* [STATED TASK] Report only the number of lines holding "this".

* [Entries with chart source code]
---

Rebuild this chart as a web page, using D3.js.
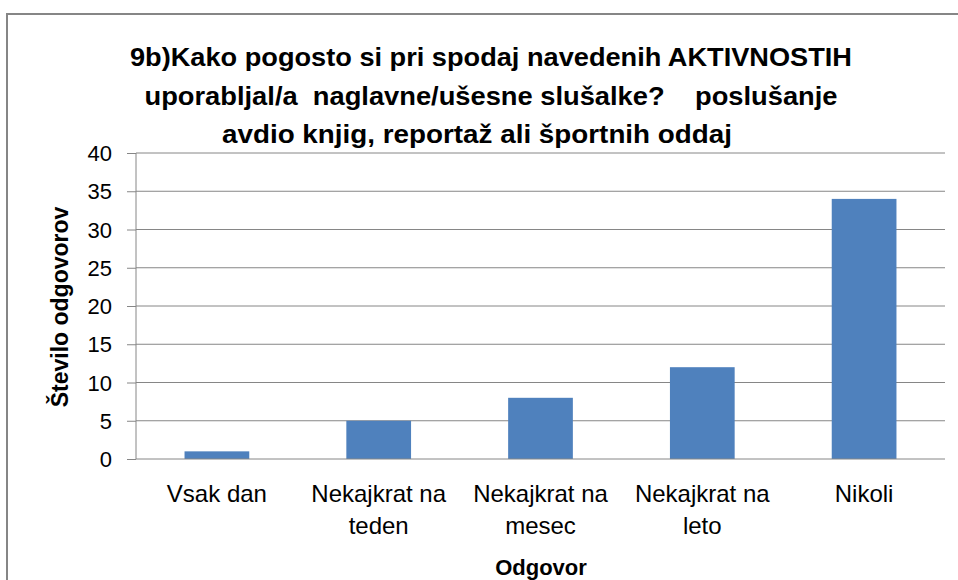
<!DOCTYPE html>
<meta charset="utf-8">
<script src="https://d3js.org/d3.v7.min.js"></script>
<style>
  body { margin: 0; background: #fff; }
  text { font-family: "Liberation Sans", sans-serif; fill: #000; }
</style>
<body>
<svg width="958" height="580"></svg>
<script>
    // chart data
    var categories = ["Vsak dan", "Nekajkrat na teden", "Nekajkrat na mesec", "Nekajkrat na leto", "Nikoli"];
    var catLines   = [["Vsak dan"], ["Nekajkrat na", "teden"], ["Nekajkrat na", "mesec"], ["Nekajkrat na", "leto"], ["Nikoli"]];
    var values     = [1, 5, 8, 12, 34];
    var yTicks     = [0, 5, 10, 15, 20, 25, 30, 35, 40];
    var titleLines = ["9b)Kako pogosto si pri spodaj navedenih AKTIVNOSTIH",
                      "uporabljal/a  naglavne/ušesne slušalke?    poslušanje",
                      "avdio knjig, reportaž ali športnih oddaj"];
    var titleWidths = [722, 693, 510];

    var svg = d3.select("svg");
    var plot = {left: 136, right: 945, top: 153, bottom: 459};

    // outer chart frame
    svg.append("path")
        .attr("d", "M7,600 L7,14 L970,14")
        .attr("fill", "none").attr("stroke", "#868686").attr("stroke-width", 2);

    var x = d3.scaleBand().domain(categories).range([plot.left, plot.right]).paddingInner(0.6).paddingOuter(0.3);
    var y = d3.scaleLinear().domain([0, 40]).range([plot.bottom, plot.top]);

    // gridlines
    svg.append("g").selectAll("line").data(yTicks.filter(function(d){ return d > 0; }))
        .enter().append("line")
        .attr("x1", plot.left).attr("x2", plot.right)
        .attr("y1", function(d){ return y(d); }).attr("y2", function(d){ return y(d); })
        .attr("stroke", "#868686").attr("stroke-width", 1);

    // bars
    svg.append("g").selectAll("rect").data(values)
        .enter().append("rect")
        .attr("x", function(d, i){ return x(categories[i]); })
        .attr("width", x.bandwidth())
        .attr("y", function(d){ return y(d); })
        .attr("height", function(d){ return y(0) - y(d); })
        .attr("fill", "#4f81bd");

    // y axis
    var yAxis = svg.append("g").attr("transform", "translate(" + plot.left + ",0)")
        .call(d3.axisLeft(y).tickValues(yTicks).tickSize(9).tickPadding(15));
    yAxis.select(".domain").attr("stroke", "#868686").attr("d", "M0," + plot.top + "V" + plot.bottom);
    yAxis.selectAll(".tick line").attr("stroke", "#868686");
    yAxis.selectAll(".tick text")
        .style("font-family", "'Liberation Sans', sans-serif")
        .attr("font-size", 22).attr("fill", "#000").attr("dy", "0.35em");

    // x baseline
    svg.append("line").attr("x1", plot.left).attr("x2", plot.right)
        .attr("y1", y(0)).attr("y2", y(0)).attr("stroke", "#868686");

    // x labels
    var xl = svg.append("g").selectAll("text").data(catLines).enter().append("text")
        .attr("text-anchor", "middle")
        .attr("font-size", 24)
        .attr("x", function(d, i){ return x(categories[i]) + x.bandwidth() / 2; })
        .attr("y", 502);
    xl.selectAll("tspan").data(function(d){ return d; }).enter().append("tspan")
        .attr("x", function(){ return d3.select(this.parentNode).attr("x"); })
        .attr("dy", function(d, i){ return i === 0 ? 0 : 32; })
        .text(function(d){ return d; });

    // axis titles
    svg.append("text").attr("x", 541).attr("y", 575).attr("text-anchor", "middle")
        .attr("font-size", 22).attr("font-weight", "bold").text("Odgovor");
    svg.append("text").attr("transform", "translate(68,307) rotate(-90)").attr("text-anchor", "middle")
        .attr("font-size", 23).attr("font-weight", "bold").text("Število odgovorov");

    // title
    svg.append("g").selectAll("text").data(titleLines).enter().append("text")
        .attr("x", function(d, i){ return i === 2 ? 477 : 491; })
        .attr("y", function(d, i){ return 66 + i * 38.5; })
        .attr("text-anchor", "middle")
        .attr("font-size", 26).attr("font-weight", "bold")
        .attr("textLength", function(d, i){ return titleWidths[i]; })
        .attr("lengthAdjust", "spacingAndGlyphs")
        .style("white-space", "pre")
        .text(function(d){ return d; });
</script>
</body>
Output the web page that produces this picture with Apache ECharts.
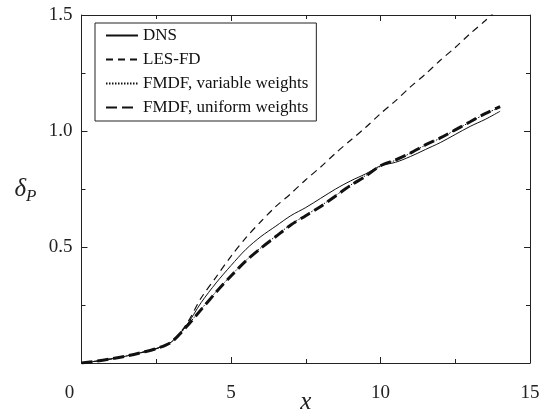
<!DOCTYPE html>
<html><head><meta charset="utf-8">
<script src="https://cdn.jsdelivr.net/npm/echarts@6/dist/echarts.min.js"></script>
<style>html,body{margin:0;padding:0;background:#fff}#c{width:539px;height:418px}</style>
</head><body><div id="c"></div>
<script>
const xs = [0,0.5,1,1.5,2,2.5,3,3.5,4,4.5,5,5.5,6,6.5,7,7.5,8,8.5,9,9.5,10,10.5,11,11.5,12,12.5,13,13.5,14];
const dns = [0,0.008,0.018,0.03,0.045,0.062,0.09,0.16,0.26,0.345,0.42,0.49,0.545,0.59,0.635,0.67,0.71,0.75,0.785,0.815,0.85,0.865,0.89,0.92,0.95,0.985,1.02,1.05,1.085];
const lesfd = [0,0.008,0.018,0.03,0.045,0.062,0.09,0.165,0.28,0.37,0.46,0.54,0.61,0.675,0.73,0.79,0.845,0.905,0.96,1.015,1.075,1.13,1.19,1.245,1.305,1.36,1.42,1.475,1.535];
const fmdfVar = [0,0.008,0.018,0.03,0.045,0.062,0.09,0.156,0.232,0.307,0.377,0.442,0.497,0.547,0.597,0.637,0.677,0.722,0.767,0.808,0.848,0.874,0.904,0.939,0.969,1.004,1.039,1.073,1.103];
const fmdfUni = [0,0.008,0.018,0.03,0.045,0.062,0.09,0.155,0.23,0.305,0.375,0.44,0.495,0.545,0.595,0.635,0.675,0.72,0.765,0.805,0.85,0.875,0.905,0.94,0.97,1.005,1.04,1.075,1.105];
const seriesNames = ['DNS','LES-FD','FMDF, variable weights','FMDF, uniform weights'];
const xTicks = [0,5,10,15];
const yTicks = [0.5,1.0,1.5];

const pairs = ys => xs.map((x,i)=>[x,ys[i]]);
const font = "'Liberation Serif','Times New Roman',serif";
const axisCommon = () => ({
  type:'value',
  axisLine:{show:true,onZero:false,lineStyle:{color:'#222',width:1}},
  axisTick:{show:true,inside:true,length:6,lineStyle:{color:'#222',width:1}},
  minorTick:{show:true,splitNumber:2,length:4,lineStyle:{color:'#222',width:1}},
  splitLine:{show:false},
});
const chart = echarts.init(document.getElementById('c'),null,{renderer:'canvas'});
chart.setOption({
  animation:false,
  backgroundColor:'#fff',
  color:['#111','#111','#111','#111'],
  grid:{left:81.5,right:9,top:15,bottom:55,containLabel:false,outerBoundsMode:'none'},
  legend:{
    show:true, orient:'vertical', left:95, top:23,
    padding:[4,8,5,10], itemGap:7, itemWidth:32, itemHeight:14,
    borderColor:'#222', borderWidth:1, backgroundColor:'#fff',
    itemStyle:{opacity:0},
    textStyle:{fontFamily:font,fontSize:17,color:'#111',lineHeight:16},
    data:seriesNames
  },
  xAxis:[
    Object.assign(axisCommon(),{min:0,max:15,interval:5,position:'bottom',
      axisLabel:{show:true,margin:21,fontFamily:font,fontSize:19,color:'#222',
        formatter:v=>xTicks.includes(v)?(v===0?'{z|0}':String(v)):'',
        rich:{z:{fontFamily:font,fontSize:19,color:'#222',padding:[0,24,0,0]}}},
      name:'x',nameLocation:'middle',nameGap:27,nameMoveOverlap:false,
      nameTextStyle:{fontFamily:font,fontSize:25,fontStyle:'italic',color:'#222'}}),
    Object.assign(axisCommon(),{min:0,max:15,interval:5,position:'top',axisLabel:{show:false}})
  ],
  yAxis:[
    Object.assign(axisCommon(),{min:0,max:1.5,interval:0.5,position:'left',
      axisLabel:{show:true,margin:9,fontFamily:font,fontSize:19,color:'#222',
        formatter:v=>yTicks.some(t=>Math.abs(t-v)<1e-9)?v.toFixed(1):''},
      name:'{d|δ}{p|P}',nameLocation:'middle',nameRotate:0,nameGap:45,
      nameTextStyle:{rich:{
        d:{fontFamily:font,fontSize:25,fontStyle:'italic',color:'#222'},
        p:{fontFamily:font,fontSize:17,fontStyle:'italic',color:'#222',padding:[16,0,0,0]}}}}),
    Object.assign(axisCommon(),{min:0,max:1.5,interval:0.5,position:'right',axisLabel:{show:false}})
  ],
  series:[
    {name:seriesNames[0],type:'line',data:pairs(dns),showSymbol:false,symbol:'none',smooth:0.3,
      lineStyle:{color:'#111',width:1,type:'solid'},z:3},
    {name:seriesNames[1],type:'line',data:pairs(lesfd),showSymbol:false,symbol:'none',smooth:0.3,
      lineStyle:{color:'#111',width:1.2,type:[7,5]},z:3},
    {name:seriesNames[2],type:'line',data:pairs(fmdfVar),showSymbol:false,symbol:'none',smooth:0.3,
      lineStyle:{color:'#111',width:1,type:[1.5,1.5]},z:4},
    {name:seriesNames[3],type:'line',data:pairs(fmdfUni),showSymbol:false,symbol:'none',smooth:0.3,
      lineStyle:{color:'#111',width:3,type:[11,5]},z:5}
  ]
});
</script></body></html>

---

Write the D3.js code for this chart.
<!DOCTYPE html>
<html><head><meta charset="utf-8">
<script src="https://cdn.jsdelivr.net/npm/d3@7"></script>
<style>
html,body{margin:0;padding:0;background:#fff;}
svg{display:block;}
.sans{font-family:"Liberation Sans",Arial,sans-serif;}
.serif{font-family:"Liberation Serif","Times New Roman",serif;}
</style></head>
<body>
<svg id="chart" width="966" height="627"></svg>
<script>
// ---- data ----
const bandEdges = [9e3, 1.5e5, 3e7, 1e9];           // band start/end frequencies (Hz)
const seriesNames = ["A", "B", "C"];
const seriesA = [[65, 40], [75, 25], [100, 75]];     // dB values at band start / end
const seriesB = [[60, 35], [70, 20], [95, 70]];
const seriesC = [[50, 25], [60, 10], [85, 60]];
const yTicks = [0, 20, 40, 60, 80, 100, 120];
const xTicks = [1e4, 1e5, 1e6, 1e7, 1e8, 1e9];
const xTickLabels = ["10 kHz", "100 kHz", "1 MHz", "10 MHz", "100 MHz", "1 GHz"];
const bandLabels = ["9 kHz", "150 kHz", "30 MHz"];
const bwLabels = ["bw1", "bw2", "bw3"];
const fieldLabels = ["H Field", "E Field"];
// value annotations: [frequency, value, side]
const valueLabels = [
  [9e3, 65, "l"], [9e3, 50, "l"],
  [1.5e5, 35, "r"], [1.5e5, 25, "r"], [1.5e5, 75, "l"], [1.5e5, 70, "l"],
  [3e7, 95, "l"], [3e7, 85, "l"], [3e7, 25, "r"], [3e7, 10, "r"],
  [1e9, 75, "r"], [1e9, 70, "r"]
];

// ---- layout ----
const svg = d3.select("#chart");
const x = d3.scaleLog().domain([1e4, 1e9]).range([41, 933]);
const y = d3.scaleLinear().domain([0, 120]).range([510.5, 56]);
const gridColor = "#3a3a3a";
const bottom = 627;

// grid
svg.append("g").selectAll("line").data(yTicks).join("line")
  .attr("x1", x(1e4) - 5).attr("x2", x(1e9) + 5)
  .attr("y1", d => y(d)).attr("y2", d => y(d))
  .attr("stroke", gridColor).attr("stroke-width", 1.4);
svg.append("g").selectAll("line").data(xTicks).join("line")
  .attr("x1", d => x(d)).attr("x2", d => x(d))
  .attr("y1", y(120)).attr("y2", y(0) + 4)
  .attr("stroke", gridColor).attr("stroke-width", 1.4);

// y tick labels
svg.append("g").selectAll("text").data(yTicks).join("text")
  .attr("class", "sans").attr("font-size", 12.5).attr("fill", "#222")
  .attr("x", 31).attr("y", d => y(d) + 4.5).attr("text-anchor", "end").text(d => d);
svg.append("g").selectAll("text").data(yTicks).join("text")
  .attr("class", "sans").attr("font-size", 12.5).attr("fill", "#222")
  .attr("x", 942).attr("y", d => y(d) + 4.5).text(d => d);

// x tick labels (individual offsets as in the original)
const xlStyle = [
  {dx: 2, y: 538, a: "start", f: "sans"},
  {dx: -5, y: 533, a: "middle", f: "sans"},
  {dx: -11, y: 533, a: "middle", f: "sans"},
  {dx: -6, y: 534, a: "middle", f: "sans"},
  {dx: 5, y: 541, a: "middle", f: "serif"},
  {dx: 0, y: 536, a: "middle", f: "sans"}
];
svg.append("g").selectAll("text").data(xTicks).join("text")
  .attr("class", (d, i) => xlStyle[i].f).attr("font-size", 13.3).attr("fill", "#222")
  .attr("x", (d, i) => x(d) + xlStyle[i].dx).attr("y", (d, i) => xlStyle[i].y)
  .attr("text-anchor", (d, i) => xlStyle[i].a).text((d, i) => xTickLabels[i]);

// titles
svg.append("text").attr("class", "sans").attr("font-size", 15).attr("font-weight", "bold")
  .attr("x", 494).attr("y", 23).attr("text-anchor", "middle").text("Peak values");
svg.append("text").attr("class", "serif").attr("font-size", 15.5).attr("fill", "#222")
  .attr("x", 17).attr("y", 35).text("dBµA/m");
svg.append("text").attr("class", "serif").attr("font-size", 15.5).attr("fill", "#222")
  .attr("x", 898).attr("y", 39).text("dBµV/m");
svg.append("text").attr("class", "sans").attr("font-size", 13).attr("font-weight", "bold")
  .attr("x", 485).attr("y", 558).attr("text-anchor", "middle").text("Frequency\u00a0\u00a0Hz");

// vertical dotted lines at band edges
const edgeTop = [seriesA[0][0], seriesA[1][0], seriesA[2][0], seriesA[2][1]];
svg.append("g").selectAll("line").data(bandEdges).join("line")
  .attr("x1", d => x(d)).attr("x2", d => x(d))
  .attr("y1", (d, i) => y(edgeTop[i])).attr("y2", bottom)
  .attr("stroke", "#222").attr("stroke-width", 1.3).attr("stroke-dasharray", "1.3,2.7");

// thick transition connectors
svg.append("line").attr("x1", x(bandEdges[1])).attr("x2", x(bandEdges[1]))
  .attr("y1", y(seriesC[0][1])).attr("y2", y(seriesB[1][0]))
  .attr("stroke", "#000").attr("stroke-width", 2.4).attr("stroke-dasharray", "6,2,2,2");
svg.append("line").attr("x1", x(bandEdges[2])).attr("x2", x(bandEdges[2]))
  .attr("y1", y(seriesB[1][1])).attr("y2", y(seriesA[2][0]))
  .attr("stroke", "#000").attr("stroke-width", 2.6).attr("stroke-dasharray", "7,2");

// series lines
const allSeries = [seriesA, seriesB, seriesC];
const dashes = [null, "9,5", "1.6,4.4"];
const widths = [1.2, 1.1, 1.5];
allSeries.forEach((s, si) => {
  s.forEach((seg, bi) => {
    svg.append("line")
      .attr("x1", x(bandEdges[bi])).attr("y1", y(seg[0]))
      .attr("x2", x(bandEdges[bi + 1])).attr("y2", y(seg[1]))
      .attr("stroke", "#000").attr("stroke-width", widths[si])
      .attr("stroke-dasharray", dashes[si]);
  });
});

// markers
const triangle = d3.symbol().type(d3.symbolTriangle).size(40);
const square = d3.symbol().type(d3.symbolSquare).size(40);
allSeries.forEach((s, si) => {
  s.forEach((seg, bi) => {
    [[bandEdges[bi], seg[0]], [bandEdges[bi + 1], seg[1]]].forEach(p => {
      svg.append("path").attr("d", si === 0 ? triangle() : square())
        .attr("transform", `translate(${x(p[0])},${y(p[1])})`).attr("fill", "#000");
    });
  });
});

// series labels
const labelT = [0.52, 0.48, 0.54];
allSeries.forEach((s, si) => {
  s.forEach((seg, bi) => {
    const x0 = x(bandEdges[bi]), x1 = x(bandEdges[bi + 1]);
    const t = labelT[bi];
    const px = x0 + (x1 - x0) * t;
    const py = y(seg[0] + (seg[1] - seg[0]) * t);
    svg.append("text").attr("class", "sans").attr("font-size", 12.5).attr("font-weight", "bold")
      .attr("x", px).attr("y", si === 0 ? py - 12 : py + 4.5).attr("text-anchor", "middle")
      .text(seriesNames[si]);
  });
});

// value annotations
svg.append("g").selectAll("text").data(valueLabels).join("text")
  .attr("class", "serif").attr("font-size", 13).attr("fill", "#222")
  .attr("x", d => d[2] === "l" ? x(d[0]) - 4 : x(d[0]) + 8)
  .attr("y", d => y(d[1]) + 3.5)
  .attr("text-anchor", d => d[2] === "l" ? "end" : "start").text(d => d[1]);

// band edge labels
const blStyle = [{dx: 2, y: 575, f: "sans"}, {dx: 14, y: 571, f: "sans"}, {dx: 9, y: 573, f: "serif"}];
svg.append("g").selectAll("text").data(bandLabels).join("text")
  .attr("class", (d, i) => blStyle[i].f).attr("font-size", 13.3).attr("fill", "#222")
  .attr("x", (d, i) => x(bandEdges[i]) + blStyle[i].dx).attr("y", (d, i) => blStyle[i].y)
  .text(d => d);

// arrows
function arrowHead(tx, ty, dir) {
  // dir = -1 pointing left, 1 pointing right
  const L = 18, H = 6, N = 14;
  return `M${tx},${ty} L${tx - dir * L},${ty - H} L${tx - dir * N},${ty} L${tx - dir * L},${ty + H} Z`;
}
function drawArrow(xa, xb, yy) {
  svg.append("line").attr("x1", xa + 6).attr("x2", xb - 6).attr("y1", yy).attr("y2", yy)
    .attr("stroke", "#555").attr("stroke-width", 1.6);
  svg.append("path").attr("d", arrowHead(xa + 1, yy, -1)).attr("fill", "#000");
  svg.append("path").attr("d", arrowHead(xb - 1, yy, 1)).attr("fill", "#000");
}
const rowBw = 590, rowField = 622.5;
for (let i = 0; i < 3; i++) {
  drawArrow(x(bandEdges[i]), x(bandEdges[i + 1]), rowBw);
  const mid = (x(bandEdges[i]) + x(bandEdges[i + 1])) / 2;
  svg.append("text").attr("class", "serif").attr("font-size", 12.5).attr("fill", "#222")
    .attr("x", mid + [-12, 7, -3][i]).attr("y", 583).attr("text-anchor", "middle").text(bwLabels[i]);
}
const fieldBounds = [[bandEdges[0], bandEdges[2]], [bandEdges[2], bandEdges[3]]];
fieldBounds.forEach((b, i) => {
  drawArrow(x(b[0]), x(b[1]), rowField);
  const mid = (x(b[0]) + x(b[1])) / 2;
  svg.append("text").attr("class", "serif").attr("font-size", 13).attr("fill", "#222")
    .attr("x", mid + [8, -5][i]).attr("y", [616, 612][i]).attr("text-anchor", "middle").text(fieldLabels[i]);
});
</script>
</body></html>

---

* [WRITTEN REPLY] 4